Representative French Hill of Arkansas, a Republican member of the Congressional Oversight Commission, said he’s concerned that the Department of Defense didn’t give YRC Worldwide Inc. enough scrutiny when it classified the company as critical to national security, making it eligible to get a $700 million loan at favorable rates as part of the Cares Act passed in March.

“To say that this process was hidden behind the wall of intense interagency bureaucracy would be an understatement,” Hill said Friday on a call with reporters. “I don’t find a rationale for YRC to be essential to national security. I have heard nothing that changes my view on that.”

Treasury approved a $700 million loan to YRC, an Overland Park, Kansas-based shipping firm, with funds from the Cares Act intended for companies critical to national security. The oversight panel has raised concerns that YRC, which ships supplies between military bases, doesn’t meet that criteria.

YRC did not immediately respond to a request for comment on Friday evening.

Hill made the comments after he and other member of the oversight panel spoke with Ellen Lord, under secretary of Defense for Acquisition and Sustainment. Hill said that the Pentagon appeared to go against its own internal guidelines for approving which companies might be eligible for the loans, including looking at whether there were viable alternative companies to carry out the work.

“The answer is overwhelmingly yes,” Hill said. “There are more stable, more available union and non-union carriers.”

Hill said Treasury Secretary Steven Mnuchin should have also been responsible for ascertaining whether YRC was a good candidate for a taxpayer-backed loan.

Mnuchin told the panel earlier this month that it was his belief that the Pentagon was responsible for that vetting.
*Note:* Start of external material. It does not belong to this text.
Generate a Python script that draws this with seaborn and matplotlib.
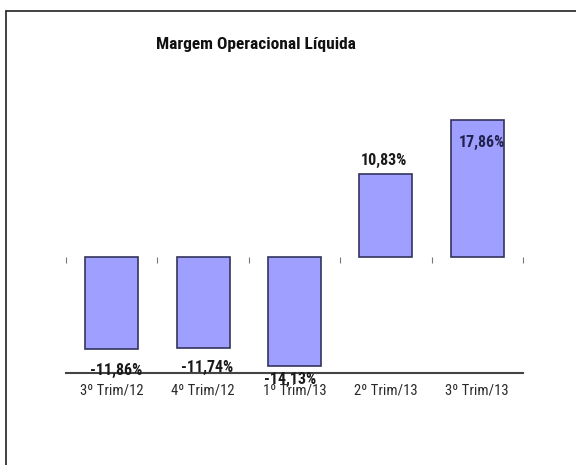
import matplotlib
matplotlib.use("Agg")
import matplotlib.pyplot as plt
from matplotlib.lines import Line2D
from matplotlib import font_manager as fm
import seaborn as sns
import pandas as pd

# ---- data ----
categories = ["3º Trim/12", "4º Trim/12", "1º Trim/13", "2º Trim/13", "3º Trim/13"]
values = [-11.86, -11.74, -14.13, 10.83, 17.86]
value_labels = ["-11,86%", "-11,74%", "-14,13%", "10,83%", "17,86%"]
title = "Margem Operacional Líquida"

# label placement (pixel offsets from bar end) - style only
label_dx = [4.5, 4.5, -4.5, -1.5, 4.5]
label_dy = [-22, -20, -13, 13, -23]
label_colors = ["#1a1a1a", "#1a1a1a", "#1a1a1a", "#1a1a1a", "#22224f"]

sns.set_theme(style="white")

# pick a narrow sans-serif if one is available
names = {f.name for f in fm.fontManager.ttflist}
narrow = None
stretch = "normal"
for c in ["Liberation Sans Narrow", "Arial Narrow", "Roboto Condensed",
          "DejaVu Sans Condensed", "Open Sans Condensed"]:
    if c in names:
        narrow = c
        break
if narrow is None:
    for f in fm.fontManager.ttflist:
        st = str(f.stretch).lower()
        if "condensed" in st or "narrow" in f.fname.lower() or "condensed" in f.fname.lower():
            narrow = f.name
            stretch = f.stretch
            break

if narrow is not None:
    plt.rcParams["font.family"] = [narrow, "Liberation Sans", "DejaVu Sans"]
    plt.rcParams["font.stretch"] = stretch
    fs_lab, fs_val, fs_title = 10.6, 11.5, 12.5
else:
    plt.rcParams["font.family"] = ["Liberation Sans", "DejaVu Sans"]
    fs_lab, fs_val, fs_title = 10.0, 10.3, 10.6

fig = plt.figure(figsize=(5.76, 4.65), dpi=100)
ax = fig.add_axes([66 / 576, 1 - 373 / 465, (523 - 66) / 576, (373 - 103) / 465])

df = pd.DataFrame({"cat": categories, "val": values})
sns.barplot(data=df, x="cat", y="val", color="#9f9fff", saturation=1,
            edgecolor="#33335e", linewidth=1.2, width=0.58, ax=ax)

ax.set_ylim(-15, 20)
ax.set_xlim(-0.5, len(categories) - 0.5)
ax.set_xlabel("")
ax.set_ylabel("")
ax.set_yticks([])
for s in ["top", "left", "right"]:
    ax.spines[s].set_visible(False)
ax.spines["bottom"].set_color("#444444")
ax.spines["bottom"].set_linewidth(1.5)
ax.tick_params(axis="x", length=0, pad=7.5, labelsize=fs_lab, colors="#2a2a2a")

# tick marks on the zero line at category boundaries
sec = ax.secondary_xaxis(15 / 35)
sec.set_xticks([i - 0.5 for i in range(len(categories) + 1)])
sec.set_xticklabels([])
sec.spines["bottom"].set_visible(False)
sec.tick_params(axis="x", direction="out", length=4, width=0.8, color="#777777")

for i, (v, lab) in enumerate(zip(values, value_labels)):
    ax.annotate(lab, xy=(i, v), xytext=(label_dx[i], label_dy[i]),
                textcoords="offset pixels", ha="center", va="center",
                fontsize=fs_val, fontweight="bold", color=label_colors[i],
                annotation_clip=False)

fig.text(255.5 / 576, 1 - 45 / 465, title, ha="center", va="center",
         fontsize=fs_title, fontweight="bold", color="#111111")

# outer frame (top and left edges visible)
fig.add_artist(Line2D([6 / 576, 1.0], [1 - 11.5 / 465, 1 - 11.5 / 465],
                      transform=fig.transFigure, color="#333333", linewidth=1.3))
fig.add_artist(Line2D([6 / 576, 6 / 576], [0, 1 - 11.5 / 465],
                      transform=fig.transFigure, color="#333333", linewidth=1.3))

fig.savefig("out.png", dpi=100)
He also told lawmakers, though, that Treasury “made a significant profit” on the YRC deal.

Mnuchin said he would recommend that his successor — most likely, Janet Yellen — should “seriously look at selling this loan and recovering what I think will be a profit to taxpayers.”

Hill said Friday that he and Representative Donna Shalala of Florida, a Democratic-appointee to the oversight panel, have talked with the House Armed Services Committee about creating more oversight of the financial stability of Pentagon contractors and subcontractors.